Task to carry out »
The material below includes pictures; leave them out and return only the lines between the line containing "Convert this chart to matplotlib code." and the line containing "ax = fig.add_axes([0.145, 0.263, 0.829, 0.692])", inclusive, word for word.

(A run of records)
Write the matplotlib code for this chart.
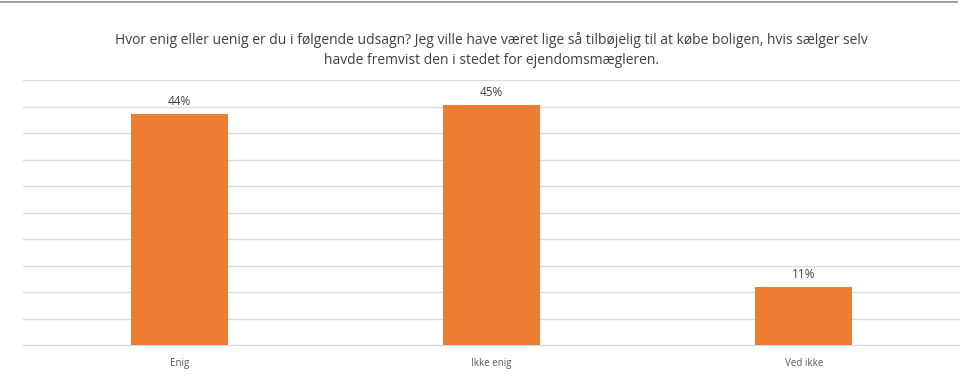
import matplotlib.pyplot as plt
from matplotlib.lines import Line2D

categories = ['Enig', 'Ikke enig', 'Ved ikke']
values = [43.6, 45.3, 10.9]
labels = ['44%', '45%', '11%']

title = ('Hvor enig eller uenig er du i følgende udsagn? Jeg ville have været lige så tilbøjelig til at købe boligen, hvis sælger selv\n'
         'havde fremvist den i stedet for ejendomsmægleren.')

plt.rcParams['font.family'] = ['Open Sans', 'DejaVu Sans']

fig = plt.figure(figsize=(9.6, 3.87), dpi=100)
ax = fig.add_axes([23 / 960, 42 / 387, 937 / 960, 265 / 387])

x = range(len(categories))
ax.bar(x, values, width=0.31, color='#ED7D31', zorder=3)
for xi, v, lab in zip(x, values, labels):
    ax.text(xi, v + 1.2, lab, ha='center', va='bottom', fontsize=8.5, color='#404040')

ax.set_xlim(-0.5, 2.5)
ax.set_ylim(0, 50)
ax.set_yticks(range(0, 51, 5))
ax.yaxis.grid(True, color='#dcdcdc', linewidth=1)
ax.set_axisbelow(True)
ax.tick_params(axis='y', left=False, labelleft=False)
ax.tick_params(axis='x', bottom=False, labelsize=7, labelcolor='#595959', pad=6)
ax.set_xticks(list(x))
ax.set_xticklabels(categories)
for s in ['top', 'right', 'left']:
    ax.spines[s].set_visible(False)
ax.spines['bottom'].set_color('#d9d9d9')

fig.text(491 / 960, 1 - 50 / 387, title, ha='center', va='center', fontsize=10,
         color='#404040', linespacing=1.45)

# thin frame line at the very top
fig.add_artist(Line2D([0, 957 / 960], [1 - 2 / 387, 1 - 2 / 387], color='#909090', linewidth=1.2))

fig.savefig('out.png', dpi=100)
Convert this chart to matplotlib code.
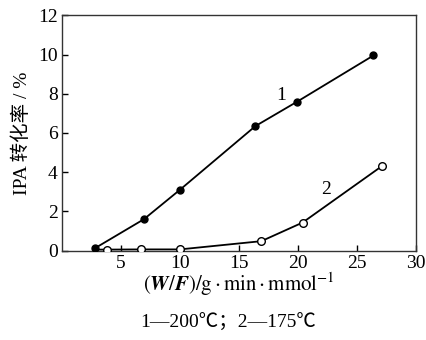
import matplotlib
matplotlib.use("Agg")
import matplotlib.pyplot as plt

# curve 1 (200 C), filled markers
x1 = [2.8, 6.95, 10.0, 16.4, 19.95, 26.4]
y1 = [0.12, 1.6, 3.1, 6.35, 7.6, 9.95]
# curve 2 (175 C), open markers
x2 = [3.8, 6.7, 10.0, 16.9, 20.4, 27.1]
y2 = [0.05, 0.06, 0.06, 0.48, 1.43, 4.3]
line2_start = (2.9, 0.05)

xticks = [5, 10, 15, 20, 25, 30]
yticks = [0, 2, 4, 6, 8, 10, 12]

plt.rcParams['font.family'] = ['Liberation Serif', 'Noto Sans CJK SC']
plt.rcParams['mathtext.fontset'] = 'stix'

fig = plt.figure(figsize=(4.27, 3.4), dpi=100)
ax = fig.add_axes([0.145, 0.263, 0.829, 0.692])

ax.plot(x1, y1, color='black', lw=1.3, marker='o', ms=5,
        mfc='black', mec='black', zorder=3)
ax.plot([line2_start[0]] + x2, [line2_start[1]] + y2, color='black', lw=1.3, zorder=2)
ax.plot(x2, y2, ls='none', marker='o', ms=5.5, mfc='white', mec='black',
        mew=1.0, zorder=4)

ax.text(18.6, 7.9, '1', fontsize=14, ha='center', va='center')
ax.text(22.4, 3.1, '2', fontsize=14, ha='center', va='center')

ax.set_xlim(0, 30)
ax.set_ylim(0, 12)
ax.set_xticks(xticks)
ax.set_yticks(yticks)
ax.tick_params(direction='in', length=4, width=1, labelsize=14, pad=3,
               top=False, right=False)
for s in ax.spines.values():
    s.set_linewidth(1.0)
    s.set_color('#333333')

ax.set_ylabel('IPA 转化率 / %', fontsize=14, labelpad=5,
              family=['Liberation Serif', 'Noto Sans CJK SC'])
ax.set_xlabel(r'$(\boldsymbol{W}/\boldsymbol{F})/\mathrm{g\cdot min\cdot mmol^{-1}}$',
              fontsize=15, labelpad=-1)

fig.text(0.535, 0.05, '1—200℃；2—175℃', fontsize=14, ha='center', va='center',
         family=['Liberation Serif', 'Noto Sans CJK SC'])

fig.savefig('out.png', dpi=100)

Answer below »
Convert this chart to matplotlib code.
import matplotlib
matplotlib.use("Agg")
import matplotlib.pyplot as plt

# curve 1 (200 C), filled markers
x1 = [2.8, 6.95, 10.0, 16.4, 19.95, 26.4]
y1 = [0.12, 1.6, 3.1, 6.35, 7.6, 9.95]
# curve 2 (175 C), open markers
x2 = [3.8, 6.7, 10.0, 16.9, 20.4, 27.1]
y2 = [0.05, 0.06, 0.06, 0.48, 1.43, 4.3]
line2_start = (2.9, 0.05)

xticks = [5, 10, 15, 20, 25, 30]
yticks = [0, 2, 4, 6, 8, 10, 12]

plt.rcParams['font.family'] = ['Liberation Serif', 'Noto Sans CJK SC']
plt.rcParams['mathtext.fontset'] = 'stix'

fig = plt.figure(figsize=(4.27, 3.4), dpi=100)
ax = fig.add_axes([0.145, 0.263, 0.829, 0.692])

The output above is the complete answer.